> **What to work on**
Restate the data word for word and leave the images out.

> **Given material**

┄┄┄┄┄┄┄┄┄┄

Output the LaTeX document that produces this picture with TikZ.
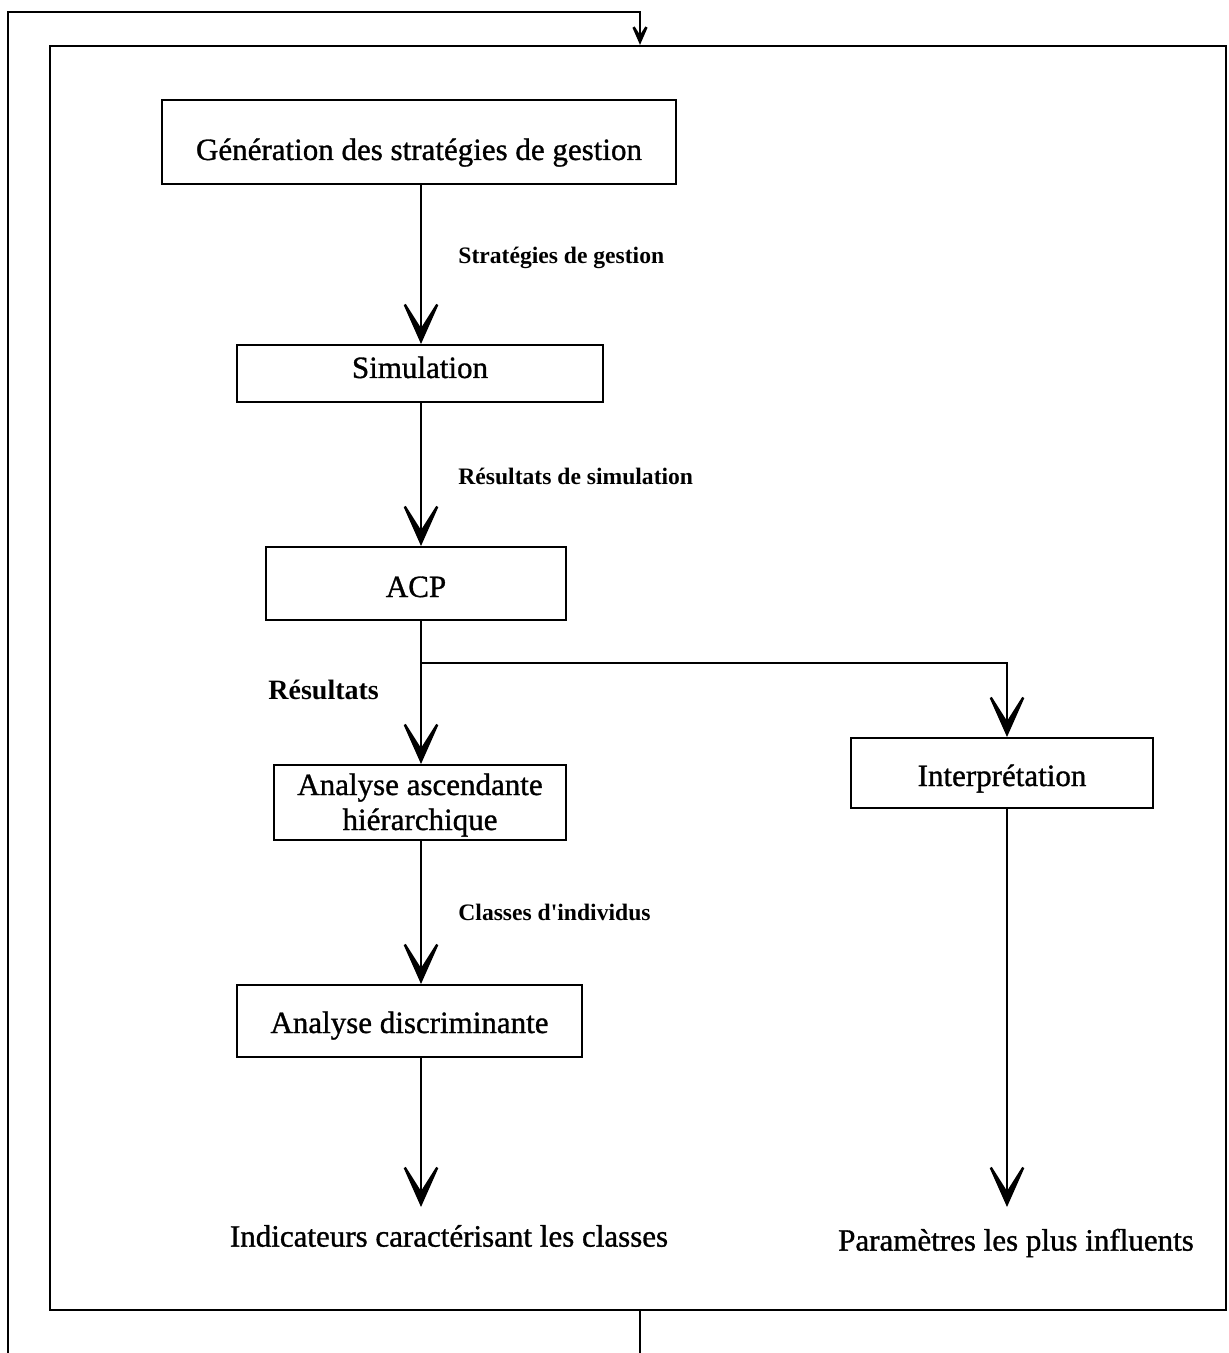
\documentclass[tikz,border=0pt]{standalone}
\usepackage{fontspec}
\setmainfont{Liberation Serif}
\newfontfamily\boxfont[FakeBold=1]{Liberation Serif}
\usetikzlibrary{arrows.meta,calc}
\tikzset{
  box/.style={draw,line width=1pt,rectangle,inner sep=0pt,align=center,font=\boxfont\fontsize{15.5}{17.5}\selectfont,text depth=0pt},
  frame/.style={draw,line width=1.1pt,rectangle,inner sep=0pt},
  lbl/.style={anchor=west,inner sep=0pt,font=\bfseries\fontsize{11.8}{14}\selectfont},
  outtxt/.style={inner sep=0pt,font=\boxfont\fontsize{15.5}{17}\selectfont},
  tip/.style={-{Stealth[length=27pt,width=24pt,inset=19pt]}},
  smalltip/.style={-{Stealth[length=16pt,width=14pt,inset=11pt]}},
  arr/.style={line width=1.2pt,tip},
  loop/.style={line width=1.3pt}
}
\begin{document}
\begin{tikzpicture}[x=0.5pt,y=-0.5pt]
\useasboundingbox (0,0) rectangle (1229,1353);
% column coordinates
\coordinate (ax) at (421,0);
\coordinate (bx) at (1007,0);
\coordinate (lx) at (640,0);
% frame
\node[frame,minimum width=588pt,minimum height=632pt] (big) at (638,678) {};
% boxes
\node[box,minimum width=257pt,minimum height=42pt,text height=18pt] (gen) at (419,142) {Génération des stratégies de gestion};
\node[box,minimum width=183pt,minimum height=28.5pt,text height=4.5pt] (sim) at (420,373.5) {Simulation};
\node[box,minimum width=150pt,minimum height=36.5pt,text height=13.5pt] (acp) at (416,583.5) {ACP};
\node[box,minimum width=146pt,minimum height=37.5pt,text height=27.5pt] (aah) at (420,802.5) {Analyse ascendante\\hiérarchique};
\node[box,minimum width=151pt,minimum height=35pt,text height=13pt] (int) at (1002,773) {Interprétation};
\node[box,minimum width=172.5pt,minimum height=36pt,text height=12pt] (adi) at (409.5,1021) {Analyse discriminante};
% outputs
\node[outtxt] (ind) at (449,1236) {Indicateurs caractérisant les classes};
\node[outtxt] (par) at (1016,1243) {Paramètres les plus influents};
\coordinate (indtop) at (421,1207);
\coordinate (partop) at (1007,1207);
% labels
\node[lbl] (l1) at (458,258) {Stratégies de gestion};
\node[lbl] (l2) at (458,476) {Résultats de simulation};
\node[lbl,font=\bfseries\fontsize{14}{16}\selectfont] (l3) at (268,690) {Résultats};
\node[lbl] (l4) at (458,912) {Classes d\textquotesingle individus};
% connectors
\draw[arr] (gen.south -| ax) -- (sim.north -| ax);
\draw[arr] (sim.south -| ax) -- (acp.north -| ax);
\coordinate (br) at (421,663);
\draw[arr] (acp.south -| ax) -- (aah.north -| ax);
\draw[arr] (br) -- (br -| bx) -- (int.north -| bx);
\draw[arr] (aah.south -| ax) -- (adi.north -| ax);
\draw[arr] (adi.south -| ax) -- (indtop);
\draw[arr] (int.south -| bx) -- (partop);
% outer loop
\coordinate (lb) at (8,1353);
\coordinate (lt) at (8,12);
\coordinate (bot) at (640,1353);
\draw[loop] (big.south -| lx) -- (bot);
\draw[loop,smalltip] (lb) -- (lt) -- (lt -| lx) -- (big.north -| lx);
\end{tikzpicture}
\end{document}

┄┄┄┄┄┄┄┄┄┄

> **Solution to the exercise**
Output the LaTeX document that produces this picture with TikZ.
\documentclass[tikz,border=0pt]{standalone}
\usepackage{fontspec}
\setmainfont{Liberation Serif}
\newfontfamily\boxfont[FakeBold=1]{Liberation Serif}
\usetikzlibrary{arrows.meta,calc}
\tikzset{
  box/.style={draw,line width=1pt,rectangle,inner sep=0pt,align=center,font=\boxfont\fontsize{15.5}{17.5}\selectfont,text depth=0pt},
  frame/.style={draw,line width=1.1pt,rectangle,inner sep=0pt},
  lbl/.style={anchor=west,inner sep=0pt,font=\bfseries\fontsize{11.8}{14}\selectfont},
  outtxt/.style={inner sep=0pt,font=\boxfont\fontsize{15.5}{17}\selectfont},
  tip/.style={-{Stealth[length=27pt,width=24pt,inset=19pt]}},
  smalltip/.style={-{Stealth[length=16pt,width=14pt,inset=11pt]}},
  arr/.style={line width=1.2pt,tip},
  loop/.style={line width=1.3pt}
}
\begin{document}
\begin{tikzpicture}[x=0.5pt,y=-0.5pt]
\useasboundingbox (0,0) rectangle (1229,1353);
% column coordinates
\coordinate (ax) at (421,0);
\coordinate (bx) at (1007,0);
\coordinate (lx) at (640,0);
% frame
\node[frame,minimum width=588pt,minimum height=632pt] (big) at (638,678) {};
% boxes
\node[box,minimum width=257pt,minimum height=42pt,text height=18pt] (gen) at (419,142) {Génération des stratégies de gestion};
\node[box,minimum width=183pt,minimum height=28.5pt,text height=4.5pt] (sim) at (420,373.5) {Simulation};
\node[box,minimum width=150pt,minimum height=36.5pt,text height=13.5pt] (acp) at (416,583.5) {ACP};
\node[box,minimum width=146pt,minimum height=37.5pt,text height=27.5pt] (aah) at (420,802.5) {Analyse ascendante\\hiérarchique};
\node[box,minimum width=151pt,minimum height=35pt,text height=13pt] (int) at (1002,773) {Interprétation};
\node[box,minimum width=172.5pt,minimum height=36pt,text height=12pt] (adi) at (409.5,1021) {Analyse discriminante};
% outputs
\node[outtxt] (ind) at (449,1236) {Indicateurs caractérisant les classes};
\node[outtxt] (par) at (1016,1243) {Paramètres les plus influents};
\coordinate (indtop) at (421,1207);
\coordinate (partop) at (1007,1207);
% labels
\node[lbl] (l1) at (458,258) {Stratégies de gestion};
\node[lbl] (l2) at (458,476) {Résultats de simulation};
\node[lbl,font=\bfseries\fontsize{14}{16}\selectfont] (l3) at (268,690) {Résultats};
\node[lbl] (l4) at (458,912) {Classes d\textquotesingle individus};
% connectors
\draw[arr] (gen.south -| ax) -- (sim.north -| ax);
\draw[arr] (sim.south -| ax) -- (acp.north -| ax);
\coordinate (br) at (421,663);
\draw[arr] (acp.south -| ax) -- (aah.north -| ax);
\draw[arr] (br) -- (br -| bx) -- (int.north -| bx);
\draw[arr] (aah.south -| ax) -- (adi.north -| ax);
\draw[arr] (adi.south -| ax) -- (indtop);
\draw[arr] (int.south -| bx) -- (partop);
% outer loop
\coordinate (lb) at (8,1353);
\coordinate (lt) at (8,12);
\coordinate (bot) at (640,1353);
\draw[loop] (big.south -| lx) -- (bot);
\draw[loop,smalltip] (lb) -- (lt) -- (lt -| lx) -- (big.north -| lx);
\end{tikzpicture}
\end{document}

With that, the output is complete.